Lose the ability to monitor different rules it’s a big problem for us and stopped the migration of some multi-sites. We delayed the migration when we saw this and wait a bit for v2 to mature. I saw this issue in March and I was looking time to time but saw no progress. We wanted to use some cool things middle-wares provides and we also wanted to migrate before enter in 2021 because various reasons in our roadmap and the EOL of v1 in Dec 2021.
The solution
I recently decided to open a PR to add router metrics in the following format:
- router_connections_open
- router_request_duration_*
- router_requests_total
All of them with this labels:
- code
- method
- protocol
- router
- service
I included not only router name but also service name as labels.
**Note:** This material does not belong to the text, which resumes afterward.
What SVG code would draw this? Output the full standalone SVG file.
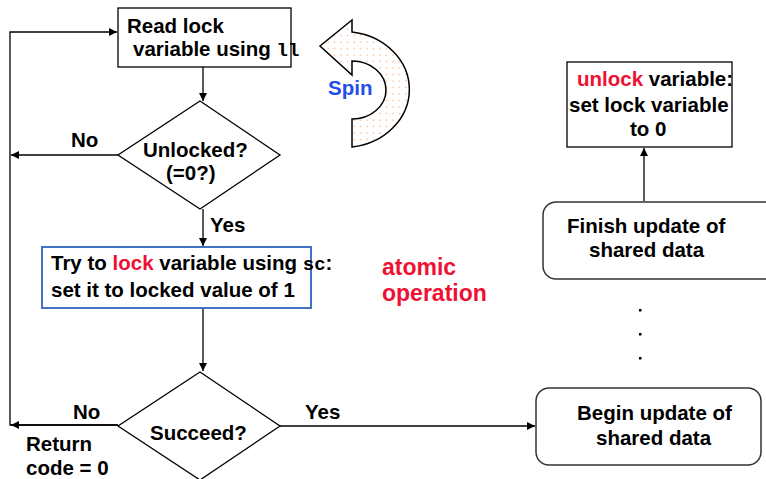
<svg xmlns="http://www.w3.org/2000/svg" width="766" height="479" viewBox="0 0 766 479">
<style>
text{font-family:"Liberation Sans",Arial,sans-serif;font-weight:bold;font-size:20.5px;fill:#000}
.mono{font-family:"Liberation Mono","Courier New",monospace;font-weight:bold;font-size:19px}
.red{fill:#EE1133}
.big{font-size:23px}
.blue{fill:#1F4FE6}
.box{fill:#fff;stroke:#000;stroke-width:1.3}
.rbox{fill:#fff;stroke:#333;stroke-width:1.5}
.line{fill:none;stroke:#000;stroke-width:1.3}
</style>
<defs>
<marker id="ah" viewBox="0 0 10 10" refX="10" refY="5" markerWidth="8" markerHeight="8" markerUnits="userSpaceOnUse" orient="auto">
<path d="M0,0 L10,5 L0,10 Z" fill="#000"/>
</marker>
<pattern id="dots" width="6.5" height="6.5" patternUnits="userSpaceOnUse">
<rect width="6.5" height="6.5" fill="#fff"/>
<rect x="2.5" y="2.5" width="1" height="1" fill="#F07828"/>
</pattern>
</defs>

<g id="connectors">
<polyline class="line" points="118,425 10,425 10,32 117,32" marker-end="url(#ah)"/>
<path class="line" d="M118,425 L11,425" marker-end="url(#ah)"/>
<line class="line" x1="203" y1="67" x2="203" y2="101" marker-end="url(#ah)"/>
<line class="line" x1="118" y1="155" x2="11" y2="155" marker-end="url(#ah)"/>
<line class="line" x1="203" y1="209" x2="203" y2="246" marker-end="url(#ah)"/>
<line class="line" x1="203" y1="308" x2="203" y2="371" marker-end="url(#ah)"/>
<line class="line" x1="280" y1="426" x2="535" y2="426" marker-end="url(#ah)"/>
<line class="line" x1="644" y1="201" x2="644" y2="148" marker-end="url(#ah)"/>
<text x="71" y="147">No</text>
<text x="210" y="232">Yes</text>
<text x="73" y="419">No</text>
<text x="305" y="419">Yes</text>
</g>

<g id="read">
<rect class="box" x="118" y="8" width="173" height="59"/>
<text x="127" y="33">Read lock</text>
<text x="133" y="56">variable using <tspan class="mono">ll</tspan></text>
</g>

<g id="spin">
<path d="M352,147 A66,58 0 0 0 352,32 L352,20 L320,46 L352,75 L352,61 A34,29 0 0 1 352,119 Z" fill="url(#dots)" stroke="#000" stroke-width="1.5" stroke-linejoin="miter"/>
<text class="blue" x="328" y="95">Spin</text>
</g>

<g id="unlocked">
<polygon class="box" points="200,101 280,155 200,209 118,155"/>
<text x="143" y="157">Unlocked?</text>
<text x="166" y="180">(=0?)</text>
</g>

<g id="trylock">
<rect x="42" y="247" width="269" height="61" fill="#fff" stroke="#4472C4" stroke-width="2"/>
<text x="51" y="270">Try to <tspan class="red">lock</tspan> variable using <tspan class="mono">sc</tspan>:</text>
<text x="51" y="297">set it to locked value of 1</text>
</g>

<g id="atomic">
<text class="red big" x="382" y="275">atomic</text>
<text class="red big" x="382" y="301">operation</text>
</g>

<g id="succeed">
<polygon class="box" points="200,372 280,426 200,480 118,426"/>
<text x="150" y="440">Succeed?</text>
</g>

<g id="return">
<text x="26" y="451">Return</text>
<text x="26" y="475">code = 0</text>
</g>

<g id="unlock">
<rect class="box" x="567" y="62" width="165" height="85"/>
<text x="577" y="86"><tspan class="red">unlock</tspan> variable:</text>
<text x="569" y="112">set lock variable</text>
<text x="630" y="136">to 0</text>
</g>

<g id="finish">
<rect class="rbox" x="543" y="202" width="240" height="77" rx="13"/>
<text x="567" y="233">Finish update of</text>
<text x="589" y="257">shared data</text>
</g>

<g id="dotsv">
<rect x="639" y="309" width="2.5" height="2.5" fill="#000"/>
<rect x="639" y="333" width="2.5" height="2.5" fill="#000"/>
<rect x="639" y="357" width="2.5" height="2.5" fill="#000"/>
</g>

<g id="begin">
<rect class="rbox" x="536" y="388" width="225" height="77" rx="13"/>
<text x="577" y="420">Begin update of</text>
<text x="596" y="445">shared data</text>
</g>
</svg>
By doing this I can correlate an anomaly in a particular service with the router/rule that it’s generating that anomaly. See an example in this comment. And yes and now, cardinality increase but isn’t dynamic as router and service are static once defined and doesn’t change per request like when adding path as label. There’re no real problem having this labels. Plus you can disable service labels as exists as dimension inside router metrics.
But not only that, I can also generate a topology map of all my ingress that uses traefik 2 as ingress class. And I can do that because each metric contains rule and destination. Let me tell you how:
In Grafana, install Service Dependency Graph follow the setup instructions and set the following queries to Prometheus (or Thanos, cortex….):
#A Req/s
label_replace(
sum by (router, service, protocol) (rate(traefik_router_requests_total{service!~".*@internal"}[10m]))
,
"origin_external",
"$1",
"router",
"(.+)@.*"
)
#B Error rate
label_replace(
sum by (router, service, protocol) (rate(traefik_router_requests_total{service!~".*@internal", code=~"5.."}[10m]))
/
sum by (router, service, protocol) (increase(traefik_router_requests_total{service!~".*@internal"}[10m])),
"origin_external",
"$1",
"router",
"(.+)@.*"
)
#C Median response times
label_replace(
histogram_quantile(0.5, sum(rate(traefik_router_request_duration_seconds_bucket{service!~".*@internal"}[5m])) by (le, router, service, protocol)),
"origin_external",
"$1",
"router",
"(.+)@.*"
) * 100000 # <- Conversion factor
Do the mapping and you’ll be able to see a graph like the one below where every single ingress rule with traffic will appear with a relation to the service it routes to displaying requests per second, average response times and error rate:


Every new Ingress will automatically appear in this chart along the average response time and error rate.
This feature is running in our production stack already and it’s looking ok. I expect to see it merged, who knows, maybe released in v2.4.
Notes
- Open source it’s also about the freedom to adapt something to your needs.
- Ingress controller monitoring it’s important but doesn’t replace or try to substitute a service mesh. Are different things for different needs.
- By monitoring your service only with the ingress controller you’re not taking into consideration the internal traffic.
- I’ll address in another post the prometheus rules I use to monitor the traffic.